→ **Records from a data source**:
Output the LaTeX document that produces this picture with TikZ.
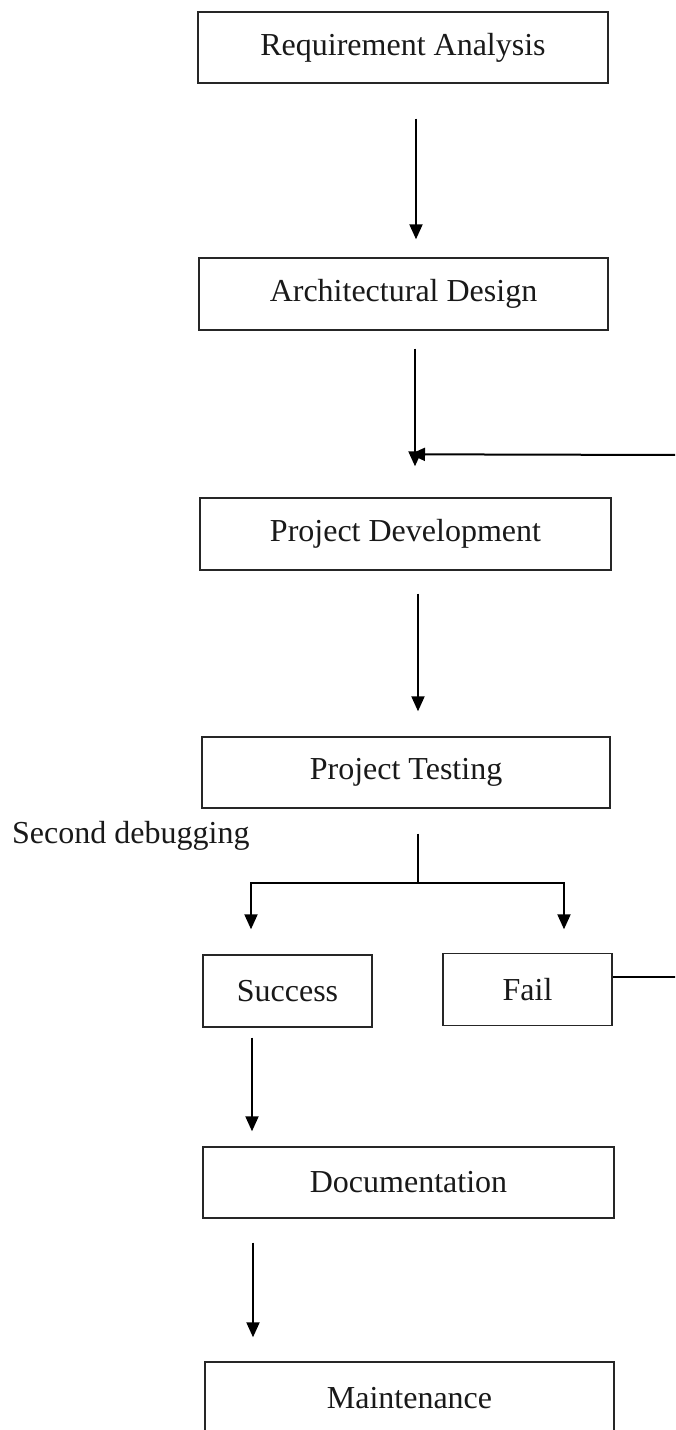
\documentclass[tikz,border=0pt]{standalone}
\usepackage{fontspec}
\setmainfont{Liberation Serif}
\usetikzlibrary{arrows.meta}
\begin{document}
\begin{tikzpicture}[x=1pt,y=-1pt,
  box/.style={draw=black!85,line width=1.4pt,rectangle,inner sep=0pt,
    font=\fontsize{32}{38}\selectfont,text=black!90},
  arr/.style={line width=2pt,-{Triangle[length=15pt,width=13pt]}},
  ln/.style={line width=2pt}]
\useasboundingbox (0,0) rectangle (675,1430);
\clip (0,0) rectangle (675,1430);
\fill[white] (0,0) rectangle (675,1430);
\node[box,minimum width=410pt,minimum height=71pt] (RA) at (403,47.5) {Requirement Analysis};
\node[box,minimum width=409pt,minimum height=72pt] (AD) at (403.5,294) {Architectural Design};
\node[box,minimum width=411pt,minimum height=72pt] (PD) at (405.5,534) {Project Development};
\node[box,minimum width=408pt,minimum height=71pt] (PT) at (406,772.5) {Project Testing};
\node[box,minimum width=169pt,minimum height=72pt] (SU) at (287.5,991) {Success};
\node[box,minimum width=169pt,minimum height=72pt] (FA) at (527.5,989.5) {Fail};
\node[box,minimum width=411pt,minimum height=71pt] (DO) at (408.5,1182.5) {Documentation};
\node[box,minimum width=409pt,minimum height=72pt] (MA) at (409.5,1398) {Maintenance};
\node[anchor=base west,inner sep=0pt,font=\fontsize{32}{38}\selectfont,text=black!90] (SD) at (12,843) {Second debugging};
\coordinate (fbtop) at (680,455);
\coordinate (fbbot) at (680,977);
\draw[arr] ([xshift=13pt,yshift=-35pt]RA.south) -- ([xshift=12.5pt,yshift=18pt]AD.north);
\draw[arr] ([xshift=11.5pt,yshift=-18pt]AD.south) -- ([xshift=9.5pt,yshift=31pt]PD.north);
\draw[arr] (fbtop) -- ([xshift=4.5pt,yshift=43pt]PD.north);
\draw[arr] ([xshift=12.5pt,yshift=-23pt]PD.south) -- ([xshift=12pt,yshift=25pt]PT.north);
\coordinate (split) at ([xshift=12pt,yshift=-74pt]PT.south);
\draw[ln] ([xshift=12pt,yshift=-25pt]PT.south) -- (split);
\draw[arr] (split) -| ([xshift=-36.5pt,yshift=25pt]SU.north);
\draw[arr] (split) -| ([xshift=36.5pt,yshift=23.5pt]FA.north);
\draw[ln] ([yshift=12.5pt]FA.east) -- (fbbot);
\draw[arr] ([xshift=-35.5pt,yshift=-10pt]SU.south) -- ([xshift=-156.5pt,yshift=15pt]DO.north);
\draw[arr] ([xshift=-155.5pt,yshift=-24pt]DO.south) -- ([xshift=-156.5pt,yshift=24pt]MA.north);
\end{tikzpicture}
\end{document}
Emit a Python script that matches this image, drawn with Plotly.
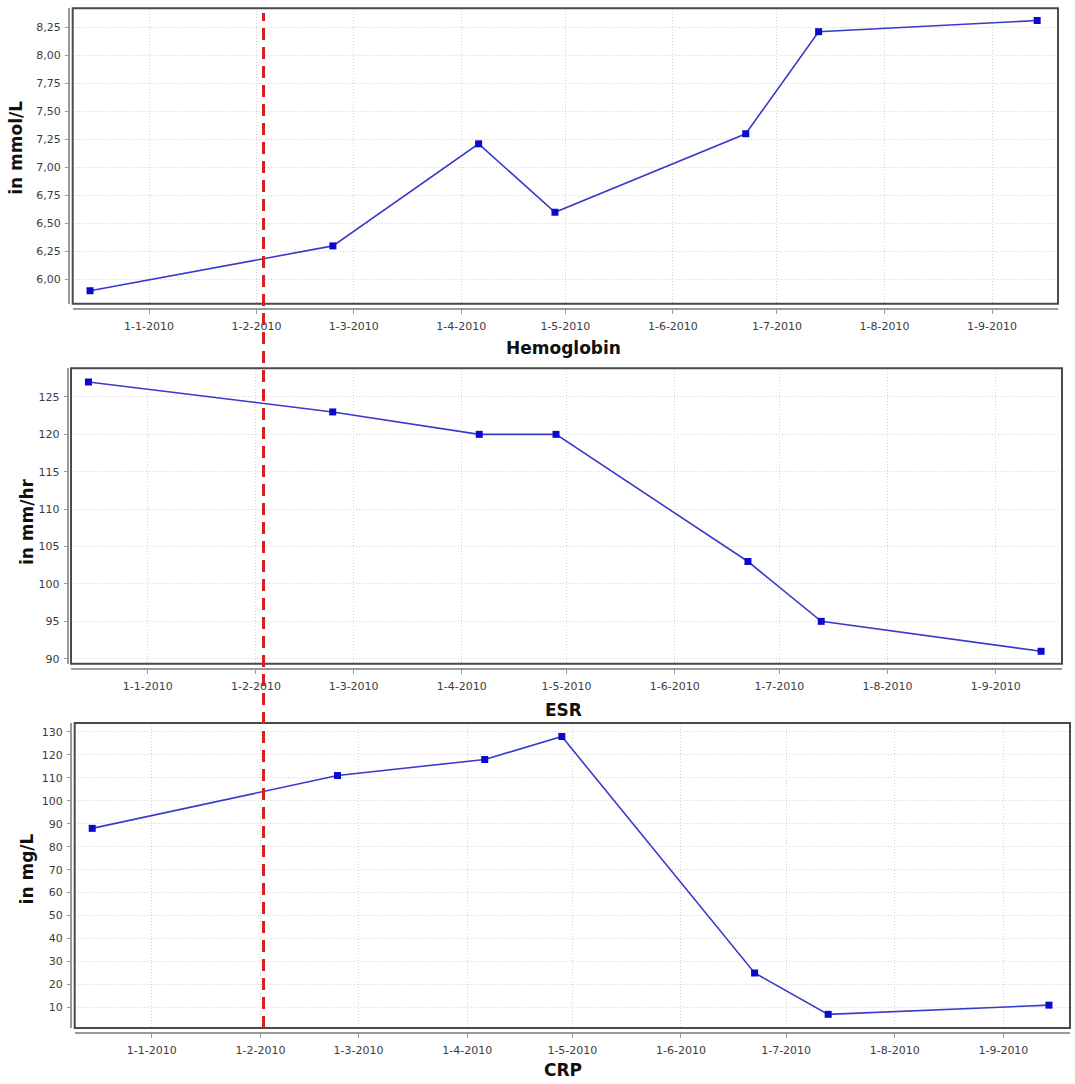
import plotly.graph_objects as go

# ---- data ----
DATES = ["2009-12-15", "2010-02-23", "2010-04-06", "2010-04-28",
         "2010-06-22", "2010-07-13", "2010-09-14"]
HEMOGLOBIN = [5.90, 6.30, 7.21, 6.60, 7.30, 8.21, 8.31]
ESR = [127, 123, 120, 120, 103, 95, 91]
CRP = [88, 111, 118, 128, 25, 7, 11]

EVENT_DATE = "2010-02-03"

X_TICK_VALS = ["2010-01-01", "2010-02-01", "2010-03-01", "2010-04-01", "2010-05-01",
               "2010-06-01", "2010-07-01", "2010-08-01", "2010-09-01"]
X_TICK_TEXT = ["1-1-2010", "1-2-2010", "1-3-2010", "1-4-2010", "1-5-2010",
               "1-6-2010", "1-7-2010", "1-8-2010", "1-9-2010"]
X_RANGE = ["2009-12-10", "2010-09-20"]

HB_TICK_VALS = [6.00, 6.25, 6.50, 6.75, 7.00, 7.25, 7.50, 7.75, 8.00, 8.25]
HB_TICK_TEXT = ["6,00", "6,25", "6,50", "6,75", "7,00", "7,25", "7,50", "7,75", "8,00", "8,25"]
ESR_TICK_VALS = [90, 95, 100, 105, 110, 115, 120, 125]
ESR_TICK_TEXT = ["90", "95", "100", "105", "110", "115", "120", "125"]
CRP_TICK_VALS = [10, 20, 30, 40, 50, 60, 70, 80, 90, 100, 110, 120, 130]
CRP_TICK_TEXT = [str(v) for v in CRP_TICK_VALS]

PANEL_TITLES = ["Hemoglobin", "ESR", "CRP"]
UNIT_TITLES = ["in mmol/L", "in mm/hr", "in mg/L"]

# ---- layout geometry (pixels of a 1075 x 1084 page) ----
W, H = 1075, 1084
def px(x):
    return x / W
def py(y):
    return 1 - y / H

panels = [
    dict(y=HEMOGLOBIN, ticks=(HB_TICK_VALS, HB_TICK_TEXT), yrange=[5.784, 8.419],
         xdom=(72.7, 1058), ydom=(8.3, 304.3), xaxis_y=309.3, yaxis_x=69,
         xtitle_y=348.5, ytitle=(16, 148)),
    dict(y=ESR, ticks=(ESR_TICK_VALS, ESR_TICK_TEXT), yrange=[89.33, 128.83],
         xdom=(71, 1062), ydom=(369, 665), xaxis_y=670, yaxis_x=67.7,
         xtitle_y=711, ytitle=(27, 523)),
    dict(y=CRP, ticks=(CRP_TICK_VALS, CRP_TICK_TEXT), yrange=[1.0, 133.9],
         xdom=(74.7, 1070), ydom=(724.3, 1030), xaxis_y=1035, yaxis_x=71,
         xtitle_y=1072, ytitle=(27, 871)),
]

TICK_FONT = dict(family="DejaVu Sans", size=11, color="#3c3c3c")
TITLE_FONT = dict(family="DejaVu Sans", size=17, color="#111111")
GRID = "#d4d4d4"
AXIS = "#9a9a9a"
FRAME = "#4a4a4a"

fig = go.Figure()
layout = dict(width=W, height=H, margin=dict(l=0, r=0, t=0, b=0),
              paper_bgcolor="white", plot_bgcolor="white", showlegend=False)
shapes = []
annotations = []

for i, p in enumerate(panels):
    n = "" if i == 0 else str(i + 1)
    xa, ya = "x" + n, "y" + n
    fig.add_trace(go.Scatter(
        x=DATES, y=p["y"], mode="lines+markers", xaxis=xa, yaxis=ya,
        line=dict(color="#3a3acb", width=1.6),
        marker=dict(symbol="square", size=7, color="#0a0acc"),
        cliponaxis=False, hoverinfo="skip"))
    layout["xaxis" + n] = dict(
        domain=[px(p["xdom"][0]), px(p["xdom"][1])],
        anchor="free", position=py(p["xaxis_y"]),
        type="date", range=X_RANGE,
        tickvals=X_TICK_VALS, ticktext=X_TICK_TEXT, tickfont=TICK_FONT,
        ticks="outside", ticklen=4, tickcolor=AXIS, tickwidth=1,
        showline=True, linecolor=AXIS, linewidth=2,
        showgrid=True, gridcolor=GRID, griddash="1px,2px", gridwidth=1,
        zeroline=False, fixedrange=True, ticklabelstandoff=3)
    layout["yaxis" + n] = dict(
        domain=[py(p["ydom"][1]), py(p["ydom"][0])],
        anchor="free", position=px(p["yaxis_x"]),
        range=p["yrange"],
        tickvals=p["ticks"][0], ticktext=p["ticks"][1], tickfont=TICK_FONT,
        ticks="outside", ticklen=3, tickcolor=AXIS, tickwidth=1,
        showline=True, linecolor=AXIS, linewidth=2,
        showgrid=True, gridcolor=GRID, griddash="1px,2px", gridwidth=1,
        zeroline=False, fixedrange=True, ticklabelstandoff=2)
    # plot frame
    shapes.append(dict(type="rect", xref=xa + " domain", yref=ya + " domain",
                       x0=0, x1=1, y0=0, y1=1,
                       line=dict(color=FRAME, width=2), layer="above"))
    annotations.append(dict(text="<b>%s</b>" % PANEL_TITLES[i], xref="paper", yref="paper",
                            x=px(563), y=py(p["xtitle_y"]), showarrow=False,
                            xanchor="center", yanchor="middle", font=TITLE_FONT))
    annotations.append(dict(text="<b>%s</b>" % UNIT_TITLES[i], xref="paper", yref="paper",
                            x=px(p["ytitle"][0]), y=py(p["ytitle"][1]), showarrow=False,
                            textangle=-90, xanchor="center", yanchor="middle",
                            font=TITLE_FONT))

# event marker: red dashed vertical line across all panels
shapes.append(dict(type="line", xref="x", yref="paper",
                   x0=EVENT_DATE, x1=EVENT_DATE, y0=py(1030), y1=py(13),
                   line=dict(color="#d42020", width=3, dash="12px,7px"), layer="above"))

layout["shapes"] = shapes
layout["annotations"] = annotations
layout["hovermode"] = False
fig.update_layout(**layout)
fig.write_html("out.html", config={"displayModeBar": False, "staticPlot": True},
               post_script="document.body.style.margin='0';document.body.style.overflow='hidden';")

→ **TASK DETAILS**: Using the data above, extract exactly the lines from the one containing "Emit a Python" through the one containing "import plotly.graph_objects as go". Pictures are left out.

→ **TASK OUTPUT**:
Emit a Python script that matches this image, drawn with Plotly.
import plotly.graph_objects as go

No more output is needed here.